S&P (next chart) is unchanged to a bit higher in anticipation of a favorable, albeit decelerating, NVIDIA earnings report this afternoon. Open interest remains unchanged.
Whenever a market is moving directionally and open interest is unchanged, one side is not participating; obviously, in this case, the longs. If any longs do take profits, a precise number of new longs has replaced them, practically to a point of arithmetic perfection for 4 weeks as prices rallied ca. 450 handles. AI is a very close second to magic.
Oil is up half a buck, products are up a few bps. The DOE reports inventories for petroleum and nat gas tomorrow. Open interest is rising at a good clip. I think its hedging as these adjustments unfold. Although there’s been a lot of talk about increasing production, there hasn’t been any data to confirm supplies are higher, yet.
Gasoline inventories are right where they should be for June.

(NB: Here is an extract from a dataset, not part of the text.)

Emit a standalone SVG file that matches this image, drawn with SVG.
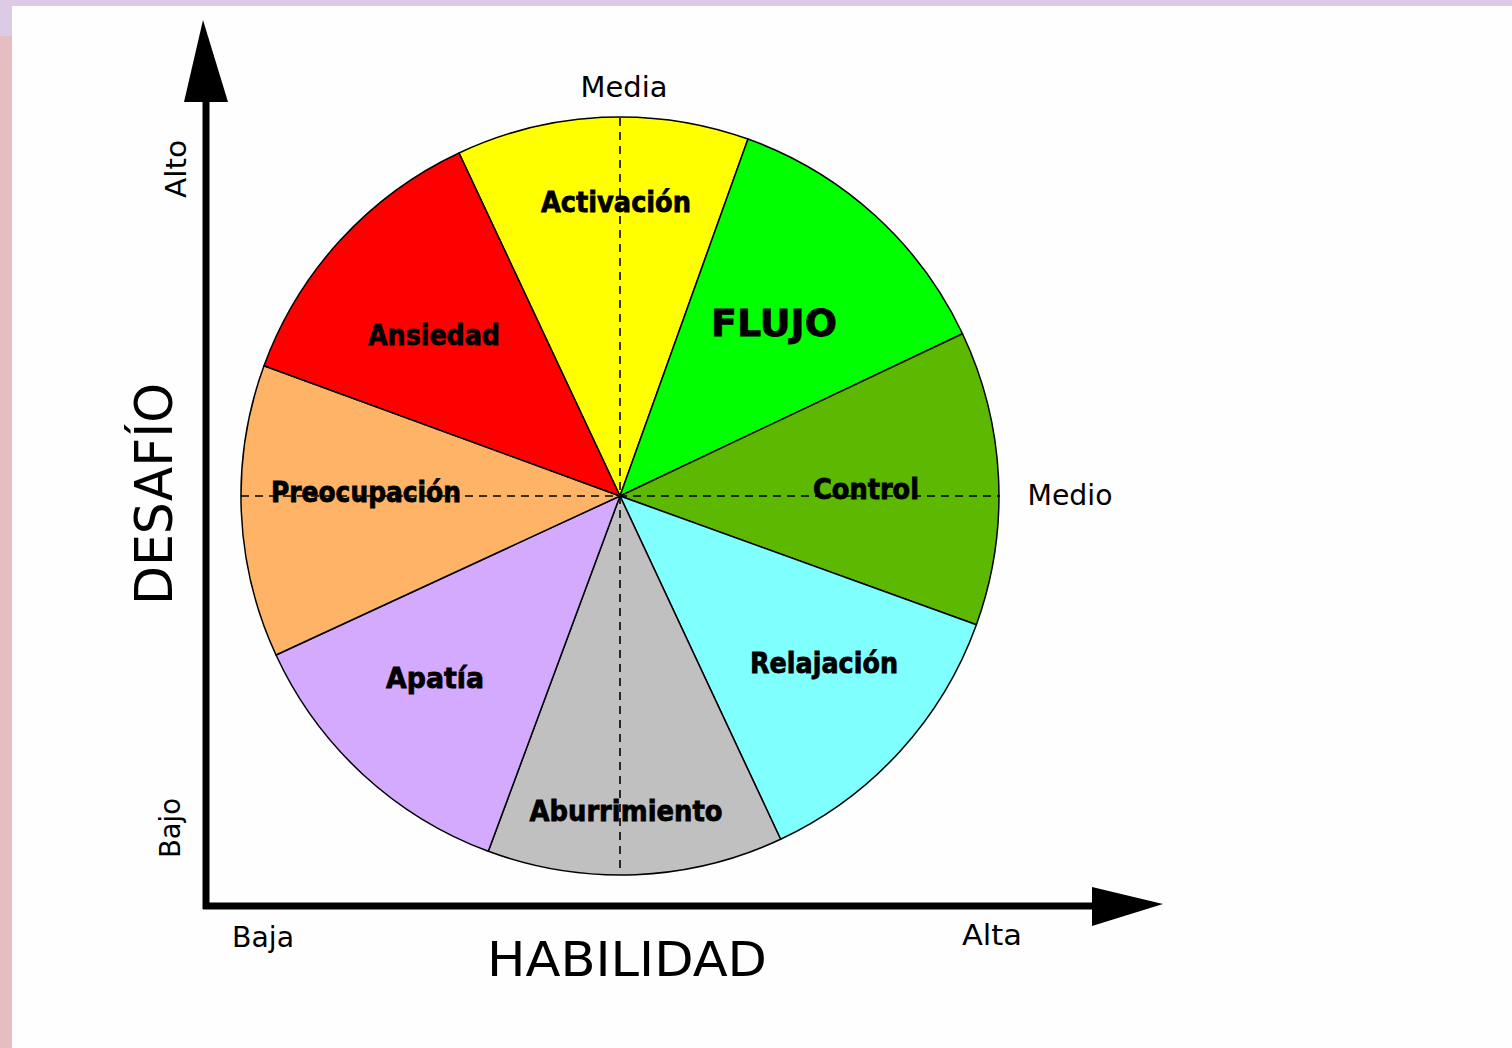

In other markets, gold, silver, and copper are motionless with no recent narratives or technical development.Bonds and FX are unchanged from the afternoon NY post-close. Five-year auction today. (I’d post more charts but there really no development yet).
my vibe
These days, the markets just wander in and out of time like strangers. I go from oil to gold to stocks and back and forth looking for something to trade, but there’s rarely anything outstanding. April was a fabulous month, but we don’t get them often.
I find I’m either taking too much risk, too eager to get in, or too circumspect waiting for safe entries—mostly the latter. Have I mentioned silver hasn’t moved more than a few pennies in 31 sessions? But gold was an $1800 metal for 3 years. I can’t blame AI for that.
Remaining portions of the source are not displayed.